In the world of computer graphics, determinants are indispensable for manipulating and rendering 2D and 3D objects. They are used to perform various geometric transformations such as scaling (making objects larger or smaller), rotation (turning objects), and reflection (mirroring objects). The determinant helps ensure that these transformations are applied correctly and that the visual properties, like the volume or area of an object, are accurately preserved or scaled during the rendering process, creating realistic visual effects.
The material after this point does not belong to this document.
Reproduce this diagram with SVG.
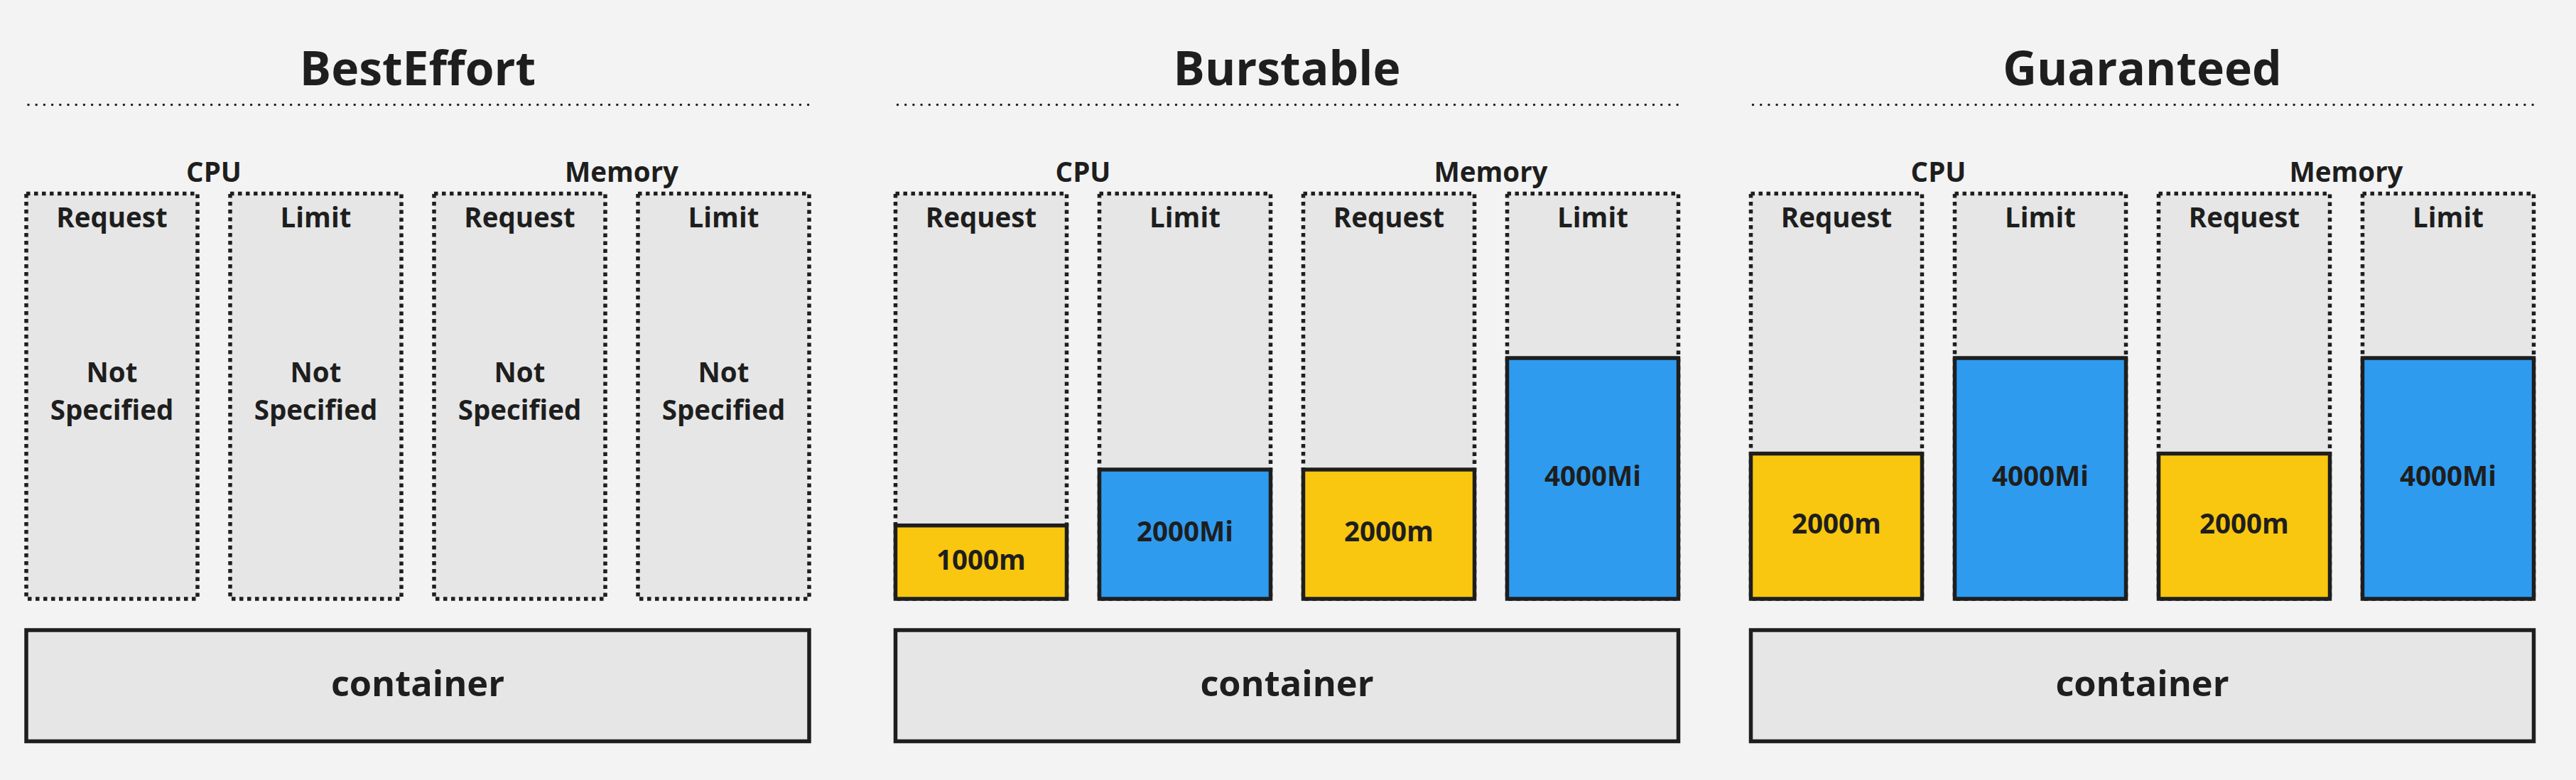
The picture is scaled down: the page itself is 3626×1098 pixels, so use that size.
<svg xmlns="http://www.w3.org/2000/svg" width="3626" height="1098" viewBox="0 0 3626 1098">
<style>
text{font-family:"Open Sans","Noto Sans","Liberation Sans",sans-serif;font-weight:700;fill:#1e1e1e;text-anchor:middle}
.title{font-size:66px}
.lbl{font-size:38.5px}
.cont{font-size:50.5px}
.rule{stroke:#1e1e1e;stroke-width:3.5;stroke-linecap:round;stroke-dasharray:0 11.2;fill:none}
.slot{fill:#e6e6e6;stroke:#1e1e1e;stroke-width:5.5;stroke-dasharray:5.5 5.5}
.ctr{fill:#e6e6e6;stroke:#1e1e1e;stroke-width:5.5}
.cpu{fill:#f9c70f;stroke:#1e1e1e;stroke-width:5.5}
.mem{fill:#2e9bef;stroke:#1e1e1e;stroke-width:5.5}
</style>
<rect x="0" y="0" width="3626" height="1098" fill="#f3f3f3"/>

<g id="besteffort">
  <text class="title" x="588" y="120">BestEffort</text>
  <line class="rule" x1="40" y1="147.5" x2="1139" y2="147.5"/>
  <text class="lbl" x="301" y="256">CPU</text>
  <text class="lbl" x="875" y="256">Memory</text>
  <g id="be-cpu-req">
    <rect class="slot" x="37" y="272.5" width="241" height="570.5"/>
    <text class="lbl" x="157.5" y="319.5">Request</text>
    <text class="lbl" x="157.5" y="537.5">Not</text>
    <text class="lbl" x="157.5" y="591">Specified</text>
  </g>
  <g id="be-cpu-lim">
    <rect class="slot" x="324" y="272.5" width="241" height="570.5"/>
    <text class="lbl" x="444.5" y="319.5">Limit</text>
    <text class="lbl" x="444.5" y="537.5">Not</text>
    <text class="lbl" x="444.5" y="591">Specified</text>
  </g>
  <g id="be-mem-req">
    <rect class="slot" x="611" y="272.5" width="241" height="570.5"/>
    <text class="lbl" x="731.5" y="319.5">Request</text>
    <text class="lbl" x="731.5" y="537.5">Not</text>
    <text class="lbl" x="731.5" y="591">Specified</text>
  </g>
  <g id="be-mem-lim">
    <rect class="slot" x="898" y="272.5" width="241" height="570.5"/>
    <text class="lbl" x="1018.5" y="319.5">Limit</text>
    <text class="lbl" x="1018.5" y="537.5">Not</text>
    <text class="lbl" x="1018.5" y="591">Specified</text>
  </g>
  <g id="be-container">
    <rect class="ctr" x="37" y="887" width="1102" height="156.5"/>
    <text class="cont" x="588" y="979.5">container</text>
  </g>
</g>

<g id="burstable">
  <text class="title" x="1811.5" y="120">Burstable</text>
  <line class="rule" x1="1263.5" y1="147.5" x2="2362.5" y2="147.5"/>
  <text class="lbl" x="1524.5" y="256">CPU</text>
  <text class="lbl" x="2098.5" y="256">Memory</text>
  <g id="bu-cpu-req">
    <rect class="slot" x="1260.5" y="272.5" width="241" height="570.5"/>
    <text class="lbl" x="1381" y="319.5">Request</text>
    <rect class="cpu" x="1260.5" y="739.7" width="241" height="103.3"/>
    <text class="lbl" x="1381" y="801.5">1000m</text>
  </g>
  <g id="bu-cpu-lim">
    <rect class="slot" x="1547.5" y="272.5" width="241" height="570.5"/>
    <text class="lbl" x="1668" y="319.5">Limit</text>
    <rect class="mem" x="1547.5" y="661" width="241" height="182"/>
    <text class="lbl" x="1668" y="762">2000Mi</text>
  </g>
  <g id="bu-mem-req">
    <rect class="slot" x="1834.5" y="272.5" width="241" height="570.5"/>
    <text class="lbl" x="1955" y="319.5">Request</text>
    <rect class="cpu" x="1834.5" y="661" width="241" height="182"/>
    <text class="lbl" x="1955" y="762">2000m</text>
  </g>
  <g id="bu-mem-lim">
    <rect class="slot" x="2121.5" y="272.5" width="241" height="570.5"/>
    <text class="lbl" x="2242" y="319.5">Limit</text>
    <rect class="mem" x="2121.5" y="504" width="241" height="339"/>
    <text class="lbl" x="2242" y="683.5">4000Mi</text>
  </g>
  <g id="bu-container">
    <rect class="ctr" x="1260.5" y="887" width="1102" height="156.5"/>
    <text class="cont" x="1811.5" y="979.5">container</text>
  </g>
</g>

<g id="guaranteed">
  <text class="title" x="3015.5" y="120">Guaranteed</text>
  <line class="rule" x1="2467.5" y1="147.5" x2="3566.5" y2="147.5"/>
  <text class="lbl" x="2728.5" y="256">CPU</text>
  <text class="lbl" x="3302.5" y="256">Memory</text>
  <g id="gu-cpu-req">
    <rect class="slot" x="2464.5" y="272.5" width="241" height="570.5"/>
    <text class="lbl" x="2585" y="319.5">Request</text>
    <rect class="cpu" x="2464.5" y="638.5" width="241" height="204.5"/>
    <text class="lbl" x="2585" y="750.5">2000m</text>
  </g>
  <g id="gu-cpu-lim">
    <rect class="slot" x="2751.5" y="272.5" width="241" height="570.5"/>
    <text class="lbl" x="2872" y="319.5">Limit</text>
    <rect class="mem" x="2751.5" y="504" width="241" height="339"/>
    <text class="lbl" x="2872" y="683.5">4000Mi</text>
  </g>
  <g id="gu-mem-req">
    <rect class="slot" x="3038.5" y="272.5" width="241" height="570.5"/>
    <text class="lbl" x="3159" y="319.5">Request</text>
    <rect class="cpu" x="3038.5" y="638.5" width="241" height="204.5"/>
    <text class="lbl" x="3159" y="750.5">2000m</text>
  </g>
  <g id="gu-mem-lim">
    <rect class="slot" x="3325.5" y="272.5" width="241" height="570.5"/>
    <text class="lbl" x="3446" y="319.5">Limit</text>
    <rect class="mem" x="3325.5" y="504" width="241" height="339"/>
    <text class="lbl" x="3446" y="683.5">4000Mi</text>
  </g>
  <g id="gu-container">
    <rect class="ctr" x="2464.5" y="887" width="1102" height="156.5"/>
    <text class="cont" x="3015.5" y="979.5">container</text>
  </g>
</g>

<g id="connectors"></g>
</svg>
Economics: Economic Modeling and Market Analysis

Economists employ determinants to build and solve mathematical models that represent economic systems. They are crucial for solving systems of linear equations that describe relationships between economic variables, such as supply, demand, prices, and production. For instance, in input-output models, determinants help analyze the interdependence of different industries within an economy. They also play a role in understanding market equilibrium and the impact of policy changes on various economic sectors.

Physics: Quantum Mechanics and Electromagnetism

Determinants are fundamental in various branches of physics. In quantum mechanics, they are used in concepts like the Slater determinant to describe the wave function of multi-electron systems, which is crucial for understanding atomic and molecular structures. In electromagnetism, determinants appear in vector operations and in solving systems of equations related to electric and magnetic fields, helping physicists model and predict the behavior of charged particles and fields.

Data Science and Machine Learning: Data Transformations

In data science, determinants are used in various algorithms, particularly those involving linear transformations of data. For example, in Principal Component Analysis (PCA), a technique for dimensionality reduction, determinants are implicitly involved in calculating eigenvalues and eigenvectors, which define the principal components. They also appear in the calculation of multivariate Gaussian distributions, which are fundamental in many machine learning models for understanding data spread and relationships.